Traditionally, the main news channels are broadcasted during morning, noon, and evening in Taiwan. Nevertheless, since most of the morning news is Mandarin-speaking, in order to meet the highest common factor of the four language categories we set up previously; plus, on account of the storage capacity, recording will be deployed during the evening time slots marked in bold above. Further, in both time slots, either one Mandarin channel will be chosen and take turns daily or weekly. In total, there will be five hours of news recorded every day, including two hours for Mandarin, and one hour each for Hokkien, Hakka, and Formosan languages. As for the congress channel, since all sessions are available on the Taiwan Parliament’s website with dedicated transcriptions in Mandarin, the data will be crawled directly from the Internet instead of recorded by the tuner. On the other hand, we are also planning to record talk shows, soap operas, and documentaries of the four language categories. Details will be provided in future communication.

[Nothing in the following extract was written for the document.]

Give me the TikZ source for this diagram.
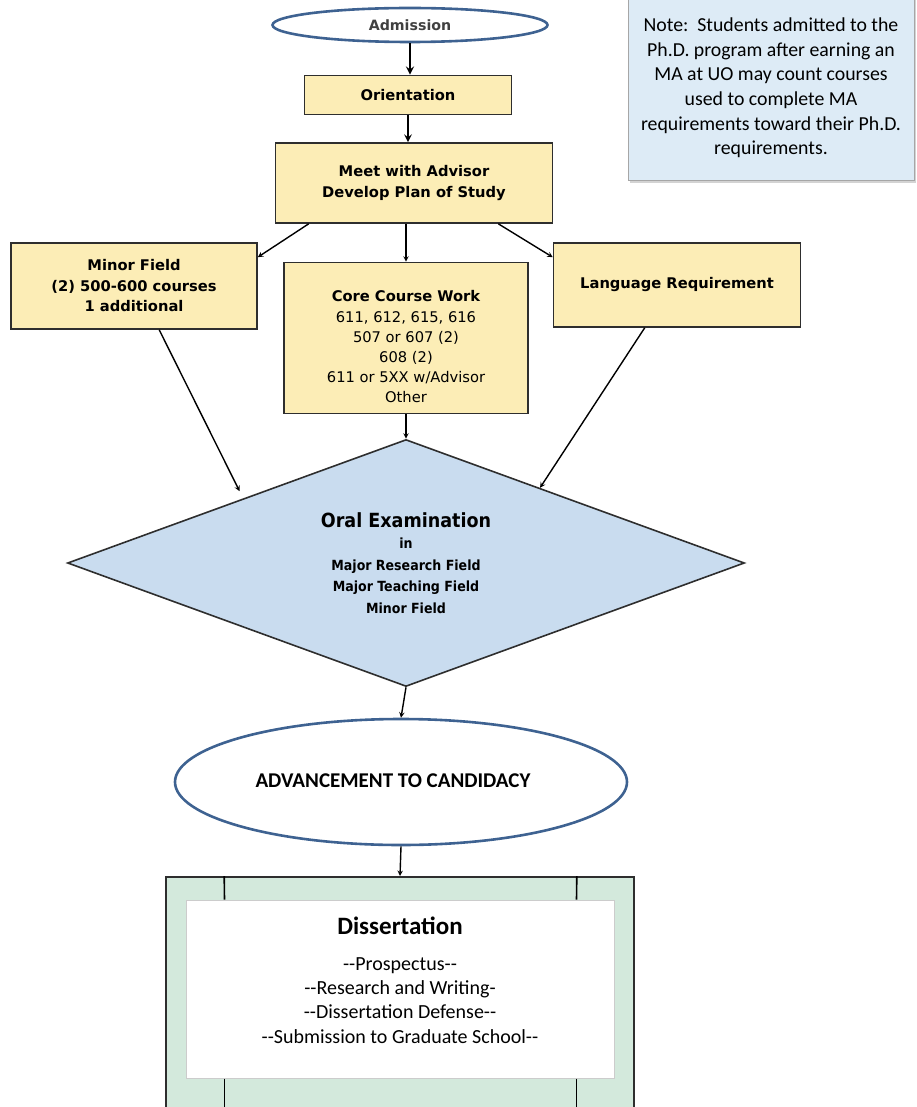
\documentclass[tikz,border=0pt]{standalone}
\usepackage{fontspec}
\setmainfont{DejaVu Sans}
\newfontfamily\narrowfont{DejaVu Sans Condensed}
\newfontfamily\calibrifont{Carlito}
\usepackage{tikz}
\usetikzlibrary{shapes.geometric,shadows,calc,positioning}

\definecolor{boxyellow}{HTML}{FCEDB6}
\definecolor{examblue}{HTML}{C9DCEF}
\definecolor{ovalblue}{HTML}{3E6291}
\definecolor{notefill}{HTML}{DDEBF6}
\definecolor{dissgreen}{HTML}{D3E9DC}
\definecolor{linegray}{HTML}{2E2E2E}

\begin{document}
\begin{tikzpicture}[x=1pt, y=-1pt, ->, >=stealth, line width=1.4pt]
		\tikzstyle{box}=[draw=linegray, fill=boxyellow, line width=1.6pt, align=center, inner sep=0pt, font=\fontsize{14.7}{20.5}\selectfont\bfseries]
		\tikzstyle{oval}=[ellipse, draw=ovalblue, line width=2.6pt, fill=white, inner sep=0pt]
		\useasboundingbox (0,0) rectangle (916,1107);
		
		\node [oval, minimum width=275pt, minimum height=34pt, text=black!75, font=\fontsize{14.2}{16}\selectfont\bfseries] (adm) at (410,25) {Admission};
		\node [box, minimum width=207pt, minimum height=39pt] (orient) at ($(adm)+(-2,70)$) {Orientation};
		\node [box, minimum width=277pt, minimum height=80pt] (meet) at ($(orient)+(6,88)$) {Meet with Advisor\\Develop Plan of Study};
		
		\node [box, minimum width=246pt, minimum height=86pt] (minor) at (134,286) {Minor Field\\(2) 500-600 courses\\1 additional};
		\node [box, minimum width=244pt, minimum height=151pt] (core) at (406,338) {};
		\node [align=center, font=\fontsize{14.7}{20.2}\selectfont] (coretext) at (406,347) {\bfseries Core Course Work\\611, 612, 615, 616\\507 or 607 (2)\\608 (2)\\611 or 5XX w/Advisor\\Other};
		\node [box, minimum width=247pt, minimum height=84pt] (lang) at (677,285) {Language Requirement};
		
		\node [diamond, aspect=2.74, draw=linegray, fill=examblue, line width=1.6pt, inner sep=0pt, minimum width=677pt, minimum height=247pt, align=center, font=\narrowfont\bfseries\fontsize{14}{21.5}\selectfont] (exam) at (406,563) {{\fontsize{19.5}{21}\selectfont Oral Examination}\\in\\Major Research Field\\Major Teaching Field\\Minor Field};
		
		\node [oval, minimum width=452pt, minimum height=126pt] (adv) at (401,782) {};
		\node [font=\calibrifont\bfseries\fontsize{21}{24}\selectfont] (advtext) at (393,781) {ADVANCEMENT TO CANDIDACY};
		
		\node [draw=linegray, fill=dissgreen, line width=1.6pt, minimum width=468pt, minimum height=250pt, anchor=north] (diss) at (400,876) {};
		\node [draw=black!20, fill=white, line width=1pt, minimum width=428pt, minimum height=178pt] (dissbox) at (400,989) {};
		\node [align=center, font=\calibrifont\fontsize{20}{24.2}\selectfont] (disstext) at (400,980) {{\bfseries\fontsize{25}{24}\selectfont Dissertation}\\[12pt]--Prospectus--\\--Research and Writing-\\--Dissertation Defense--\\--Submission to Graduate School--};
		
		\node [draw=black!35, fill=notefill, line width=1pt, drop shadow={opacity=0.35, shadow xshift=2pt, shadow yshift=-3pt}, minimum width=286pt, minimum height=185pt, align=center, font=\calibrifont\fontsize{19.8}{24.6}\selectfont] (note) at (771,88) {Note:\ \ Students admitted to the\\Ph.D. program after earning an\\MA at UO may count courses\\used to complete MA\\requirements toward their Ph.D.\\requirements.};
		
		\draw [-, line width=1.6pt] ($(diss.north west)+(59,0)$) -- ($(dissbox.north west)+(39,0)$);
		\draw [-, line width=1.6pt] ($(diss.north east)+(-58,0)$) -- ($(dissbox.north east)+(-38,0)$);
		\draw [-, line width=1.6pt] ($(dissbox.south west)+(39,0)$) -- ($(dissbox.south west)+(39,40)$);
		\draw [-, line width=1.6pt] ($(dissbox.south east)+(-38,0)$) -- ($(dissbox.south east)+(-38,40)$);
		
		\draw [->, line width=2.6pt] (adm.south) -- (adm.south |- orient.north); \draw [->, line width=2.4pt] (orient.south) -- (orient.south |- meet.north);
		\draw [->] ($(meet.south west)+(34,0)$) -- ($(minor.north east)+(0,15)$); \draw [->] (core.north |- meet.south) -- (core.north);
		\draw [->] ($(meet.south east)+(-55,0)$) -- ($(lang.north west)+(0,15)$);
		\draw [->, shorten >=8pt] ($(minor.south west)+(149,0)$) -- ($(exam.north)!0.48!(exam.west)$); \draw [->] (core.south) -- (exam.north);
		\draw [->] ($(lang.south west)+(92,0)$) -- ($(exam.north)!0.395!(exam.east)$);
		\draw [->] (exam.south) -- (adv.north); \draw [->] (adv.south) -- (diss.north);
	\end{tikzpicture}
\end{document}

We have successfully recorded the first batch of news during August 5-6. The resolution of the raw file captured by HDHomeRun is at 1080p and encoded in H.264. In this case, there would be a massive 2 GB per hour file size. After post-processing, the video is compressed at 720p and re-encoded in H.265. The compression process takes another hour to finish, while the result turns out to be the more acceptable 350MB per hour file size. As mentioned earlier, 5 hours of news, plus an hour of congress consultation –– a total of six hours recording, consuming approximately 2.1 GB of storage daily. Our NAS, with 20.95 TB of free space, will be able to maintain continuous recording for 9,976 days, which is considerably sufficient.

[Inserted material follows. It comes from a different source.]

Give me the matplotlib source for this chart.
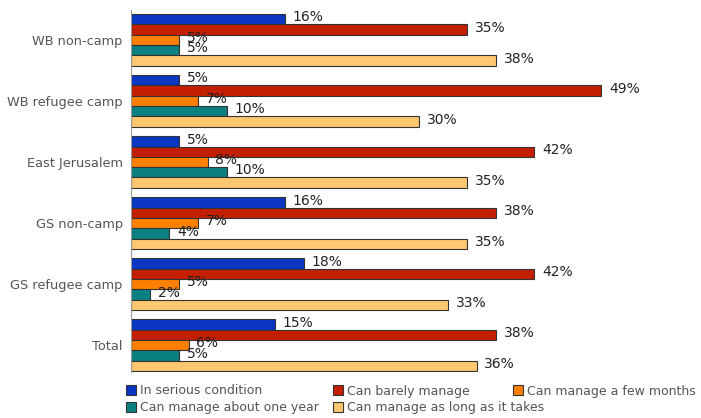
import matplotlib
matplotlib.use("Agg")
import matplotlib.pyplot as plt
from matplotlib.patches import Patch
import numpy as np

plt.rcParams['font.family'] = ['DejaVu Sans']

categories = ["WB non-camp", "WB refugee camp", "East Jerusalem", "GS non-camp", "GS refugee camp", "Total"]
series_names = ["In serious condition", "Can barely manage", "Can manage a few months",
                "Can manage about one year", "Can manage as long as it takes"]
serious = [16, 5, 5, 16, 18, 15]
barely = [35, 49, 42, 38, 42, 38]
few_months = [5, 7, 8, 7, 5, 6]
one_year = [5, 10, 10, 4, 2, 5]
long_takes = [38, 30, 35, 35, 33, 36]
series = [serious, barely, few_months, one_year, long_takes]
colors = ["#0a36c4", "#c41e00", "#ff8000", "#0a8080", "#ffc870"]

W, H = 701, 418
fig = plt.figure(figsize=(W / 100, H / 100), dpi=100)
left_px, right_px = 131, 680
top_px, bot_px = 10, 372
ax = fig.add_axes([left_px / W, 1 - bot_px / H, (right_px - left_px) / W, (bot_px - top_px) / H])
px_per_pct = 9.6
ax.set_xlim(0, (right_px - left_px) / px_per_pct)

bh = 0.169
y = np.arange(len(categories))
for k, (vals, c) in enumerate(zip(series, colors)):
    yy = y + (k - 2) * bh
    ax.barh(yy, vals, height=bh, color=c, edgecolor="#333333", linewidth=0.8)
    for yi, v in zip(yy, vals):
        ax.text(v + 0.8, yi - 0.03, f"{v}%", va="center", ha="left", fontsize=10, color="#222222")

ax.set_ylim(5.44, -0.49)
ax.set_yticks(y)
ax.set_yticklabels(categories, fontsize=9.3, color="#555555")
ax.tick_params(axis="y", length=0, pad=6)
ax.set_xticks([])
for s in ["top", "right", "bottom"]:
    ax.spines[s].set_visible(False)
ax.spines["left"].set_color("#999999")
ax.spines["left"].set_linewidth(0.8)

# legend items positioned like the original flow layout
leg_pos = [(126, 391), (333, 391), (513, 391), (126, 408), (333, 408)]
for name, c, (lx, ly) in zip(series_names, colors, leg_pos):
    lg = fig.legend(handles=[Patch(facecolor=c, edgecolor="#333333", linewidth=0.8)], labels=[name],
                    loc="center left", bbox_to_anchor=(lx / W, 1 - ly / H), frameon=False,
                    fontsize=9, handlelength=0.8, handleheight=0.8, handletextpad=0.3,
                    borderpad=0, borderaxespad=0)
    for t in lg.get_texts():
        t.set_color("#555555")

fig.savefig("out.png", dpi=100)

The priority of dealing with audio data of news recording is the speech-to-text procedure. We have been evaluating two service offers, one is Google Speech-to-Text API, and the other is Philips Dictation. The former charges USD$ 0.006/15 sec, while the latter is free for academic use. Both services support Traditional Chinese output with high confidence, while the latter only accepts direct input via a microphone. We are still considering which is more suitable. On the other hand, it is worth noticing that the speech-to-text service is limited to Mandarin only. When it comes to other Taiwanese languages, we are looking forward to hiring students with language-specific knowledge for manual transcribing.

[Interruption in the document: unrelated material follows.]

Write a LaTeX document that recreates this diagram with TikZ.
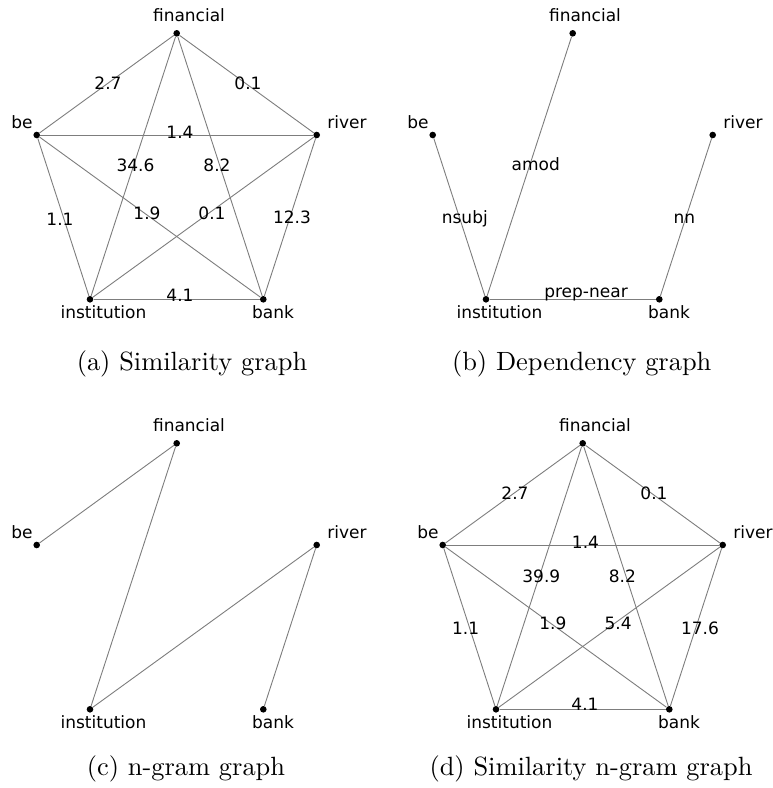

After entering the NLP pipeline, first, for the semantic and syntactic approach, the earlier mentioned CWN project will offer corresponding tools for sense tagging and construction extraction, respectively. Secondly, for aligning sound and text, tools providing semi-manual forced alignment may be suitable to be deployed, we are now seeking an opportunity to collaborate with members from the phonetics labs in our institute. Lastly, for establishing multimodal corpus, ELAN is a great solution for annotating our audiovisual recordings. Currently, we are working on organizing the criteria of annotating the information emerging from the kinetic tier, which is considered to be the soul of multimodality. By collaborating as the members of Red Hen, our goal is to provide a multilingual multimodal corpus with a sophisticated query system.
The expected goals under this research proposal would be two-fold—for the theoretical studies on multimodal communication, lexical semantics and construction grammar may shed unique insights in multimodal linguistic research. At the same time, we would be excited to join Red Hen as a collection site and devote ourselves to the four categories of Taiwanese languages data—Taiwan Mandarin, Taiwanese Hokkien, Taiwanese Hakka, and Formosan languages. As the study progresses, we would also be glad to contribute our works on Chinese NLP, multimodal annotations, and code tools to help make the overall process pipeline better.